-- start of AVAILABLE DATA --

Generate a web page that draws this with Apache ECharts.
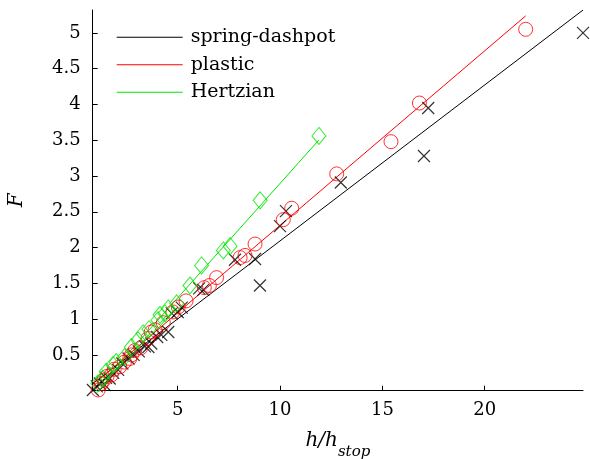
<!DOCTYPE html>
<html><head><meta charset="utf-8">
<script src="https://cdn.jsdelivr.net/npm/echarts@6/dist/echarts.min.js"></script>
<style>html,body{margin:0;padding:0;background:#fff}#c{width:590px;height:459px}</style>
</head><body><div id="c"></div>
<script>
// Data
var springData = [[0.86,0.01],[1.05,0.06],[1.2,0.1],[1.44,0.08],[1.5,0.18],[1.68,0.17],[1.85,0.25],[2.09,0.29],[2.3,0.38],[2.6,0.45],[2.85,0.5],[3.1,0.55],[3.4,0.62],[3.57,0.61],[3.71,0.66],[4.0,0.75],[4.2,0.78],[4.54,0.82],[4.71,1.08],[5.0,1.1],[5.2,1.16],[6.05,1.43],[6.25,1.41],[7.8,1.83],[8.78,1.84],[9.02,1.47],[10.0,2.3],[10.29,2.51],[12.97,2.91],[17.03,3.28],[17.24,3.95],[24.8,5.0]];
var plasticData = [[1.12,0.01],[1.27,0.1],[1.4,0.15],[1.55,0.2],[1.76,0.22],[1.9,0.3],[2.17,0.335],[2.4,0.4],[2.66,0.45],[2.74,0.5],[2.9,0.56],[3.2,0.6],[3.55,0.73],[3.71,0.82],[3.9,0.85],[4.3,0.95],[4.77,1.1],[5.03,1.17],[5.41,1.255],[6.3,1.44],[6.55,1.47],[6.9,1.58],[8.05,1.86],[8.29,1.89],[8.78,2.05],[10.16,2.39],[10.57,2.55],[12.77,3.03],[15.42,3.48],[16.81,4.02],[22.0,5.05]];
var hertzData = [[1.1,0.1],[1.35,0.17],[1.51,0.265],[1.84,0.36],[2.0,0.4],[2.41,0.47],[2.74,0.61],[3.06,0.707],[3.31,0.80],[3.6,0.86],[4.04,0.986],[4.14,1.06],[4.38,1.08],[4.54,1.15],[4.95,1.22],[5.6,1.47],[6.17,1.75],[7.23,1.96],[7.56,2.02],[9.03,2.66],[11.9,3.56]];
// Linear fits: [slope, intercept, xStart, xEnd]
var springFit = [0.218, -0.087, 0.85, 24.8];
var plasticFit = [0.244, -0.13, 1.1, 22.0];
var hertzFit = [0.320, -0.304, 1.1, 11.9];
var xTicks = [5, 10, 15, 20];
var yTicks = [0.5, 1, 1.5, 2, 2.5, 3, 3.5, 4, 4.5, 5];

function fitLine(f){ return [[f[2], f[0]*f[2]+f[1]], [f[3], f[0]*f[3]+f[1]]]; }
var FONT = 'DejaVu Serif';
var GREEN = '#00e600';
var crossPath = 'path://M0,0 L10,10 M10,0 L0,10';

var chart = echarts.init(document.getElementById('c'), null, {renderer:'canvas'});
chart.setOption({
  backgroundColor: '#fff',
  animation: false,
  grid: {left: 92.7, right: 7, top: 10, bottom: 68.3, outerBoundsMode: 'none', containLabel: false},
  legend: {
    orient: 'vertical', left: 111.7, top: 22.3, itemWidth: 66, itemHeight: 1, itemGap: 7.5,
    icon: 'rect',
    data: ['spring-dashpot', 'plastic', 'Hertzian'],
    textStyle: {fontFamily: FONT, fontSize: 19, lineHeight: 20, color: '#000', padding: [0,0,0,3]}
  },
  xAxis: {
    type: 'value', min: 0.85, max: 24.8,
    axisLine: {lineStyle: {color: '#000', width: 1}},
    axisTick: {inside: true, length: 5, lineStyle: {color: '#000'}, customValues: xTicks},
    axisLabel: {customValues: xTicks, color: '#000', fontFamily: FONT, fontSize: 18, margin: 11},
    splitLine: {show: false},
    name: '{a|h/h}{b|stop}', nameLocation: 'middle', nameGap: 40,
    nameTextStyle: {rich: {a: {fontFamily: FONT, fontStyle: 'italic', fontSize: 20, color: '#000'},
      b: {fontFamily: FONT, fontStyle: 'italic', fontSize: 15, color: '#000', verticalAlign: 'bottom', padding: [0,0,-9,0]}}}
  },
  yAxis: {
    type: 'value', min: 0, max: 5.32,
    axisLine: {show: true, lineStyle: {color: '#000', width: 1}},
    axisTick: {show: true, inside: true, length: 5, lineStyle: {color: '#000'}, customValues: yTicks},
    axisLabel: {customValues: yTicks, color: '#000', fontFamily: FONT, fontSize: 18, margin: 12},
    splitLine: {show: false},
    name: 'F', nameLocation: 'middle', nameGap: 66,
    nameTextStyle: {fontFamily: FONT, fontStyle: 'italic', fontSize: 20, color: '#000'}
  },
  series: [
    {name: 'spring-dashpot', type: 'line', data: fitLine(springFit), symbol: 'none', lineStyle: {color: '#000', width: 1}, itemStyle: {color: '#000'}, z: 2},
    {name: 'plastic', type: 'line', data: fitLine(plasticFit), symbol: 'none', lineStyle: {color: '#ff0000', width: 1}, itemStyle: {color: '#ff0000'}, z: 2},
    {name: 'Hertzian', type: 'line', data: fitLine(hertzFit), symbol: 'none', lineStyle: {color: GREEN, width: 1}, itemStyle: {color: GREEN}, z: 2},
    {name: 'sd-pts', type: 'scatter', data: springData, symbol: crossPath, symbolSize: 12,
      itemStyle: {color: 'none', borderColor: '#000', borderWidth: 1.2}, z: 3},
    {name: 'pl-pts', type: 'scatter', data: plasticData, symbol: 'circle', symbolSize: 14,
      itemStyle: {color: 'none', borderColor: '#ff0000', borderWidth: 1}, z: 3},
    {name: 'hz-pts', type: 'scatter', data: hertzData, symbol: 'diamond', symbolSize: [14, 17],
      itemStyle: {color: 'none', borderColor: GREEN, borderWidth: 1}, z: 3}
  ]
});
</script></body></html>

-- end of AVAILABLE DATA --

■ EXERCISE PROMPT:
Omit the pictures and output all of the other material exactly.

■ EXERCISE RESULT:
Generate a web page that draws this with Apache ECharts.
<!DOCTYPE html>
<html><head><meta charset="utf-8">
<script src="https://cdn.jsdelivr.net/npm/echarts@6/dist/echarts.min.js"></script>
<style>html,body{margin:0;padding:0;background:#fff}#c{width:590px;height:459px}</style>
</head><body><div id="c"></div>
<script>
// Data
var springData = [[0.86,0.01],[1.05,0.06],[1.2,0.1],[1.44,0.08],[1.5,0.18],[1.68,0.17],[1.85,0.25],[2.09,0.29],[2.3,0.38],[2.6,0.45],[2.85,0.5],[3.1,0.55],[3.4,0.62],[3.57,0.61],[3.71,0.66],[4.0,0.75],[4.2,0.78],[4.54,0.82],[4.71,1.08],[5.0,1.1],[5.2,1.16],[6.05,1.43],[6.25,1.41],[7.8,1.83],[8.78,1.84],[9.02,1.47],[10.0,2.3],[10.29,2.51],[12.97,2.91],[17.03,3.28],[17.24,3.95],[24.8,5.0]];
var plasticData = [[1.12,0.01],[1.27,0.1],[1.4,0.15],[1.55,0.2],[1.76,0.22],[1.9,0.3],[2.17,0.335],[2.4,0.4],[2.66,0.45],[2.74,0.5],[2.9,0.56],[3.2,0.6],[3.55,0.73],[3.71,0.82],[3.9,0.85],[4.3,0.95],[4.77,1.1],[5.03,1.17],[5.41,1.255],[6.3,1.44],[6.55,1.47],[6.9,1.58],[8.05,1.86],[8.29,1.89],[8.78,2.05],[10.16,2.39],[10.57,2.55],[12.77,3.03],[15.42,3.48],[16.81,4.02],[22.0,5.05]];
var hertzData = [[1.1,0.1],[1.35,0.17],[1.51,0.265],[1.84,0.36],[2.0,0.4],[2.41,0.47],[2.74,0.61],[3.06,0.707],[3.31,0.80],[3.6,0.86],[4.04,0.986],[4.14,1.06],[4.38,1.08],[4.54,1.15],[4.95,1.22],[5.6,1.47],[6.17,1.75],[7.23,1.96],[7.56,2.02],[9.03,2.66],[11.9,3.56]];
// Linear fits: [slope, intercept, xStart, xEnd]
var springFit = [0.218, -0.087, 0.85, 24.8];
var plasticFit = [0.244, -0.13, 1.1, 22.0];
var hertzFit = [0.320, -0.304, 1.1, 11.9];
var xTicks = [5, 10, 15, 20];
var yTicks = [0.5, 1, 1.5, 2, 2.5, 3, 3.5, 4, 4.5, 5];

function fitLine(f){ return [[f[2], f[0]*f[2]+f[1]], [f[3], f[0]*f[3]+f[1]]]; }
var FONT = 'DejaVu Serif';
var GREEN = '#00e600';
var crossPath = 'path://M0,0 L10,10 M10,0 L0,10';

var chart = echarts.init(document.getElementById('c'), null, {renderer:'canvas'});
chart.setOption({
  backgroundColor: '#fff',
  animation: false,
  grid: {left: 92.7, right: 7, top: 10, bottom: 68.3, outerBoundsMode: 'none', containLabel: false},
  legend: {
    orient: 'vertical', left: 111.7, top: 22.3, itemWidth: 66, itemHeight: 1, itemGap: 7.5,
    icon: 'rect',
    data: ['spring-dashpot', 'plastic', 'Hertzian'],
    textStyle: {fontFamily: FONT, fontSize: 19, lineHeight: 20, color: '#000', padding: [0,0,0,3]}
  },
  xAxis: {
    type: 'value', min: 0.85, max: 24.8,
    axisLine: {lineStyle: {color: '#000', width: 1}},
    axisTick: {inside: true, length: 5, lineStyle: {color: '#000'}, customValues: xTicks},
    axisLabel: {customValues: xTicks, color: '#000', fontFamily: FONT, fontSize: 18, margin: 11},
    splitLine: {show: false},
    name: '{a|h/h}{b|stop}', nameLocation: 'middle', nameGap: 40,
    nameTextStyle: {rich: {a: {fontFamily: FONT, fontStyle: 'italic', fontSize: 20, color: '#000'},
      b: {fontFamily: FONT, fontStyle: 'italic', fontSize: 15, color: '#000', verticalAlign: 'bottom', padding: [0,0,-9,0]}}}
  },
  yAxis: {
    type: 'value', min: 0, max: 5.32,
    axisLine: {show: true, lineStyle: {color: '#000', width: 1}},
    axisTick: {show: true, inside: true, length: 5, lineStyle: {color: '#000'}, customValues: yTicks},
    axisLabel: {customValues: yTicks, color: '#000', fontFamily: FONT, fontSize: 18, margin: 12},
    splitLine: {show: false},
    name: 'F', nameLocation: 'middle', nameGap: 66,
    nameTextStyle: {fontFamily: FONT, fontStyle: 'italic', fontSize: 20, color: '#000'}
  },
  series: [
    {name: 'spring-dashpot', type: 'line', data: fitLine(springFit), symbol: 'none', lineStyle: {color: '#000', width: 1}, itemStyle: {color: '#000'}, z: 2},
    {name: 'plastic', type: 'line', data: fitLine(plasticFit), symbol: 'none', lineStyle: {color: '#ff0000', width: 1}, itemStyle: {color: '#ff0000'}, z: 2},
    {name: 'Hertzian', type: 'line', data: fitLine(hertzFit), symbol: 'none', lineStyle: {color: GREEN, width: 1}, itemStyle: {color: GREEN}, z: 2},
    {name: 'sd-pts', type: 'scatter', data: springData, symbol: crossPath, symbolSize: 12,
      itemStyle: {color: 'none', borderColor: '#000', borderWidth: 1.2}, z: 3},
    {name: 'pl-pts', type: 'scatter', data: plasticData, symbol: 'circle', symbolSize: 14,
      itemStyle: {color: 'none', borderColor: '#ff0000', borderWidth: 1}, z: 3},
    {name: 'hz-pts', type: 'scatter', data: hertzData, symbol: 'diamond', symbolSize: [14, 17],
      itemStyle: {color: 'none', borderColor: GREEN, borderWidth: 1}, z: 3}
  ]
});
</script></body></html>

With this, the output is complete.